**Instruction**
Write out, word for word, the stretch of lines beginning at the one with "Reproduce this diagram with TikZ." and ending at the one with "(palTop) -- (palBot);", omitting the images.

-- BEGIN Input records --

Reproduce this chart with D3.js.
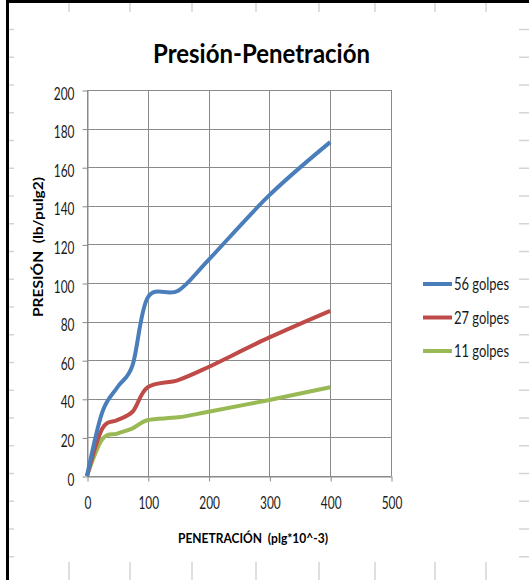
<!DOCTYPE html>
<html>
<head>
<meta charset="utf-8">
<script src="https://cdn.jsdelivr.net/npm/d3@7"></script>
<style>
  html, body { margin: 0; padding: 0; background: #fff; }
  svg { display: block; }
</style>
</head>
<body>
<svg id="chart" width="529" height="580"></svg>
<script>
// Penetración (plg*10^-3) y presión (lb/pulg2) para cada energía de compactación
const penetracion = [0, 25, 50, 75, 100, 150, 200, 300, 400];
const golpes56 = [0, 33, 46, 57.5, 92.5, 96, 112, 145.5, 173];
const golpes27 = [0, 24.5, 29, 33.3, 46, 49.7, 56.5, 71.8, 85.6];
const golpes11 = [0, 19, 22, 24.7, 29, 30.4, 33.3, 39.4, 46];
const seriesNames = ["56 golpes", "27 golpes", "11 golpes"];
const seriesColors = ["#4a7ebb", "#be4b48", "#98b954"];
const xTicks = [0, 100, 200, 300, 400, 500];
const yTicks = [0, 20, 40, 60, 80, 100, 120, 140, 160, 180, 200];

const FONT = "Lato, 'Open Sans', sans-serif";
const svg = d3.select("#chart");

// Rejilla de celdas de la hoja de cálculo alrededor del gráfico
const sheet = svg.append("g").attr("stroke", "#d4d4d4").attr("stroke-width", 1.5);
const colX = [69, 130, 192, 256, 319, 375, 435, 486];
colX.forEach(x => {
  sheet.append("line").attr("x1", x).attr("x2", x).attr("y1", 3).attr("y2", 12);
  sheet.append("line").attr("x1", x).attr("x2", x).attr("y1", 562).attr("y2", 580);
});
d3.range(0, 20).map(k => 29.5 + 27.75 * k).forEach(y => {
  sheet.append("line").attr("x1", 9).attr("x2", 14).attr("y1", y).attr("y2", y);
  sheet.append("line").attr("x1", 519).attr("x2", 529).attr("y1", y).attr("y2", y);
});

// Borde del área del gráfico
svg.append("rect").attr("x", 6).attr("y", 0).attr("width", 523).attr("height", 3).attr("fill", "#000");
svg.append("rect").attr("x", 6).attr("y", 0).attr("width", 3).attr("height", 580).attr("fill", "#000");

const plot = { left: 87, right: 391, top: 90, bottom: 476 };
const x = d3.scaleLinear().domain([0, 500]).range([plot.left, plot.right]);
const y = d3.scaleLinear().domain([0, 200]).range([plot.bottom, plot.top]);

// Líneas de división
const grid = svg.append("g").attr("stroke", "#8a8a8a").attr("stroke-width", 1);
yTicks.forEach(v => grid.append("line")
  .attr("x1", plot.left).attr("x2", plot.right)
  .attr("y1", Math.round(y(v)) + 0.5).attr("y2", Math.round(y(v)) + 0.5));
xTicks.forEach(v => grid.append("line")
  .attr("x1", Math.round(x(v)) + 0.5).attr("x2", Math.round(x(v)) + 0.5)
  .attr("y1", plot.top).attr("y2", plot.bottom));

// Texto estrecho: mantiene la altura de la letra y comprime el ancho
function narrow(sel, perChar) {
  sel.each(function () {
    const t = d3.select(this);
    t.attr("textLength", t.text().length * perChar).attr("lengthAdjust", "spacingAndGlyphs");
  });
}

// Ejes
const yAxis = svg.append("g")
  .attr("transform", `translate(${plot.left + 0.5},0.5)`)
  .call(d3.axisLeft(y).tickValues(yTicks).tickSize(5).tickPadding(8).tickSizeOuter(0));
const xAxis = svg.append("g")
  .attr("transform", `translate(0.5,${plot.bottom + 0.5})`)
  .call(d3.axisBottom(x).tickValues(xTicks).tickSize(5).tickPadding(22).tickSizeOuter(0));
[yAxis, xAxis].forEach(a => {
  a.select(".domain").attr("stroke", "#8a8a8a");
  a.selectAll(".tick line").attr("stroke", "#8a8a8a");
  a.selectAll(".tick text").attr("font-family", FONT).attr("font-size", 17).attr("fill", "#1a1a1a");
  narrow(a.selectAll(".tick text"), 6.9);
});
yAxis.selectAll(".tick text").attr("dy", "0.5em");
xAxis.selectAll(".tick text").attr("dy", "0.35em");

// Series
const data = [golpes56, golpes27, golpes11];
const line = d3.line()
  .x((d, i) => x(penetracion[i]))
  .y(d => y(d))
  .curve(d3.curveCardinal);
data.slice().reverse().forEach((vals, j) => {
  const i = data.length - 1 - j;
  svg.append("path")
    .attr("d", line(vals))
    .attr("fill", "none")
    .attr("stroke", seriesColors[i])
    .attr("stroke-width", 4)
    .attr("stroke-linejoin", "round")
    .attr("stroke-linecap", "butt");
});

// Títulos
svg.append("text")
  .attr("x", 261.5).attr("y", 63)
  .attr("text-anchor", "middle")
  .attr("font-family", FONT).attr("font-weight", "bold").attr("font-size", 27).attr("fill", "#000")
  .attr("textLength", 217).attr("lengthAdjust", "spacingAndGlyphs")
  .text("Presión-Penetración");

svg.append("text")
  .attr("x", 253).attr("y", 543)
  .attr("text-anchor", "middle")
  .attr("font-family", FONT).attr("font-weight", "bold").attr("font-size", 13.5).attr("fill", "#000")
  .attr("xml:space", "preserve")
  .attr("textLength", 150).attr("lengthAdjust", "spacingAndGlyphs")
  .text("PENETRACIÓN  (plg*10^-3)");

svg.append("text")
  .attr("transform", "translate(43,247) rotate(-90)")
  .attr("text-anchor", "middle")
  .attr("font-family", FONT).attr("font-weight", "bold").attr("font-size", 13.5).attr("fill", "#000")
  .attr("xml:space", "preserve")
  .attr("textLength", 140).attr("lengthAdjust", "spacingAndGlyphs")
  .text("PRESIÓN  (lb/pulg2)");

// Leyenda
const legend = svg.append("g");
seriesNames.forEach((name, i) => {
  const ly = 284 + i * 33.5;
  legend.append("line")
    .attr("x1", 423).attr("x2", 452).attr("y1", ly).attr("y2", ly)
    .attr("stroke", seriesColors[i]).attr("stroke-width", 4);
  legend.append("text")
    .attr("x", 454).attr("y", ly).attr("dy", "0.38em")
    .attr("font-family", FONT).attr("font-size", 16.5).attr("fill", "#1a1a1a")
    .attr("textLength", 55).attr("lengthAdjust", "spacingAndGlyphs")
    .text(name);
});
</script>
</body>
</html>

-- END Input records --
-- BEGIN Input records --

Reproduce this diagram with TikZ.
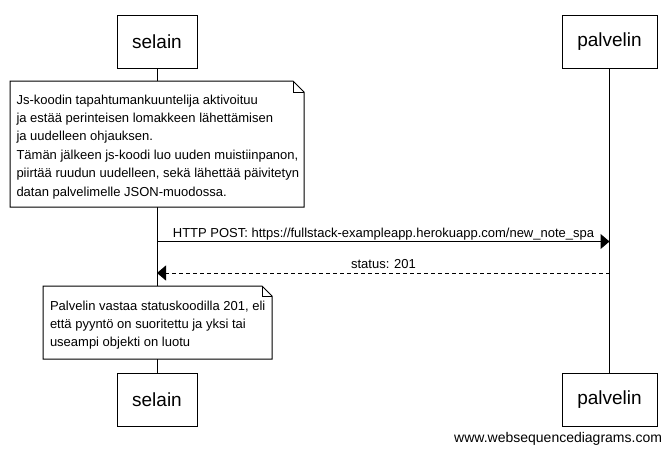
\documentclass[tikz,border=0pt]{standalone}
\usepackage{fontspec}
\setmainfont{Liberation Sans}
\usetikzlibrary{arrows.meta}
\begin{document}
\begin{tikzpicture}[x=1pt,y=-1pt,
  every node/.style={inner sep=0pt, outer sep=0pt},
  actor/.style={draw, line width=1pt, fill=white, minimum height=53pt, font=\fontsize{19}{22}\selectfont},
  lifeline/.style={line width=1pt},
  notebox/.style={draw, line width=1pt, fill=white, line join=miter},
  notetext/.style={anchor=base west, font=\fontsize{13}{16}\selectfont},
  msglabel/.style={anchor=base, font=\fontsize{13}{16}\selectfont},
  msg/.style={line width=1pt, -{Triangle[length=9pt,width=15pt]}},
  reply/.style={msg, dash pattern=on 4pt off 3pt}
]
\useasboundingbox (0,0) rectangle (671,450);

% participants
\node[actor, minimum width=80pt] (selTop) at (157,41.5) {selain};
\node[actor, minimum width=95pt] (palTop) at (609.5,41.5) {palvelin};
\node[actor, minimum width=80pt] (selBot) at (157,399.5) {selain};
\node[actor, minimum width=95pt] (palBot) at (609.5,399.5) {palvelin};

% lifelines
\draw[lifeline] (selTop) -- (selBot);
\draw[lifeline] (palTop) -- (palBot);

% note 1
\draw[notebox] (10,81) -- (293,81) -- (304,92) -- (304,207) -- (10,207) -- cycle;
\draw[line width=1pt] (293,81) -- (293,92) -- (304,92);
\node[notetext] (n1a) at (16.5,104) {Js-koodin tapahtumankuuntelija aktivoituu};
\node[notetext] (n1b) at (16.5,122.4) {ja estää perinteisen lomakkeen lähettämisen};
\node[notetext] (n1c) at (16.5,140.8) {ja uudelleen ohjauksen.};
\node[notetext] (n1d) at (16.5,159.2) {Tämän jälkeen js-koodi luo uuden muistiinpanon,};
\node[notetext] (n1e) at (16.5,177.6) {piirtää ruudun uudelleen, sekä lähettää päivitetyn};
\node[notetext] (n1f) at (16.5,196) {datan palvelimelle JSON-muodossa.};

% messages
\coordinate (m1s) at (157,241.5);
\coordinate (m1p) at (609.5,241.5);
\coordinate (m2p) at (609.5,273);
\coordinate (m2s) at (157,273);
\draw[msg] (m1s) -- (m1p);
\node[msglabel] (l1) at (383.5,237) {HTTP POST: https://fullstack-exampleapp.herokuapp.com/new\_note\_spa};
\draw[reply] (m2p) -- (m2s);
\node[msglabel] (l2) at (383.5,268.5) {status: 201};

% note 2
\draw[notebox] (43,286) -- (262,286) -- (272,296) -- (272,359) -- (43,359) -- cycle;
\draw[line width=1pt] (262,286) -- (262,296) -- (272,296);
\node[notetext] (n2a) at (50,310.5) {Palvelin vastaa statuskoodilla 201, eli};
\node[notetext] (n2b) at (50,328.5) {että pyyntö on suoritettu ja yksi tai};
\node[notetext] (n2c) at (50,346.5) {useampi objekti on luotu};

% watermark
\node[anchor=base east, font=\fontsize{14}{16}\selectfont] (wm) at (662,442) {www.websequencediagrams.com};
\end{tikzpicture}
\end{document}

-- END Input records --
-- BEGIN Input records --

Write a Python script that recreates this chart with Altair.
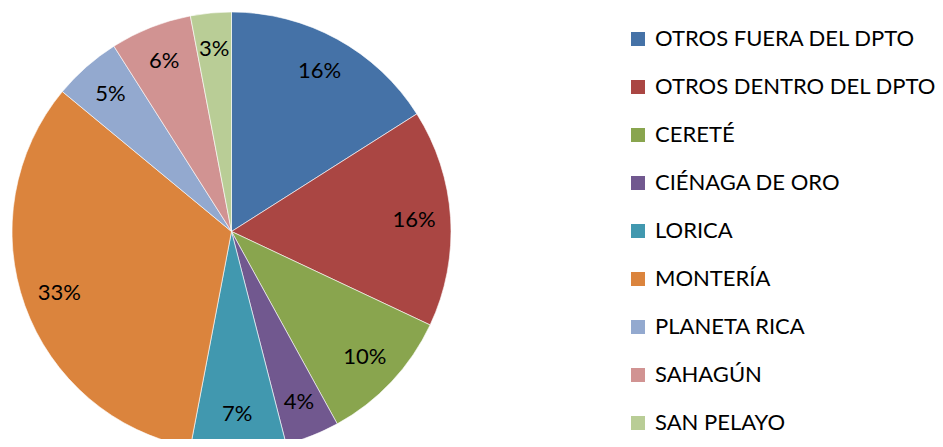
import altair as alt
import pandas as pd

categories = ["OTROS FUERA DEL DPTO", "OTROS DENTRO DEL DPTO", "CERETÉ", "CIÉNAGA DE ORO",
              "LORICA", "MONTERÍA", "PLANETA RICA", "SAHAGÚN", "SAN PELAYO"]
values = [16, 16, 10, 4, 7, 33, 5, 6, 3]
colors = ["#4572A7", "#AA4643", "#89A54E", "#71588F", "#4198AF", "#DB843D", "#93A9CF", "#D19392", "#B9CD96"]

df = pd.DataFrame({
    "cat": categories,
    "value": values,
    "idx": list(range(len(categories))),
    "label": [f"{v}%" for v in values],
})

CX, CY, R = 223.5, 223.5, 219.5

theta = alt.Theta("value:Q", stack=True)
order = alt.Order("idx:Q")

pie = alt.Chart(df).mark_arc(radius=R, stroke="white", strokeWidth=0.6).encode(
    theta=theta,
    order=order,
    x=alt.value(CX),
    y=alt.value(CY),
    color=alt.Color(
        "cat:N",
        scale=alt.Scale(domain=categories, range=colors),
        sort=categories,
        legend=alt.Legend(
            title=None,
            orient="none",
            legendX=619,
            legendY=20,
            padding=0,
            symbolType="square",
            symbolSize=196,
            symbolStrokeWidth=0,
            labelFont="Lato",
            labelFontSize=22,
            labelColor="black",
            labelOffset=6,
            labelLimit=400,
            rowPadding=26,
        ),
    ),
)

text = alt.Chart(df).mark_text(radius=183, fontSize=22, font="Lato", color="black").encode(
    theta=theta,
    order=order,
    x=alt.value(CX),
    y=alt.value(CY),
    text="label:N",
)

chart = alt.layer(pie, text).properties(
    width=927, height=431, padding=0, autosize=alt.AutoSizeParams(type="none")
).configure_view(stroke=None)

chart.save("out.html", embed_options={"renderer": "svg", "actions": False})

-- END Input records --

**The solution**
Reproduce this diagram with TikZ.
\documentclass[tikz,border=0pt]{standalone}
\usepackage{fontspec}
\setmainfont{Liberation Sans}
\usetikzlibrary{arrows.meta}
\begin{document}
\begin{tikzpicture}[x=1pt,y=-1pt,
  every node/.style={inner sep=0pt, outer sep=0pt},
  actor/.style={draw, line width=1pt, fill=white, minimum height=53pt, font=\fontsize{19}{22}\selectfont},
  lifeline/.style={line width=1pt},
  notebox/.style={draw, line width=1pt, fill=white, line join=miter},
  notetext/.style={anchor=base west, font=\fontsize{13}{16}\selectfont},
  msglabel/.style={anchor=base, font=\fontsize{13}{16}\selectfont},
  msg/.style={line width=1pt, -{Triangle[length=9pt,width=15pt]}},
  reply/.style={msg, dash pattern=on 4pt off 3pt}
]
\useasboundingbox (0,0) rectangle (671,450);

% participants
\node[actor, minimum width=80pt] (selTop) at (157,41.5) {selain};
\node[actor, minimum width=95pt] (palTop) at (609.5,41.5) {palvelin};
\node[actor, minimum width=80pt] (selBot) at (157,399.5) {selain};
\node[actor, minimum width=95pt] (palBot) at (609.5,399.5) {palvelin};

% lifelines
\draw[lifeline] (selTop) -- (selBot);
\draw[lifeline] (palTop) -- (palBot);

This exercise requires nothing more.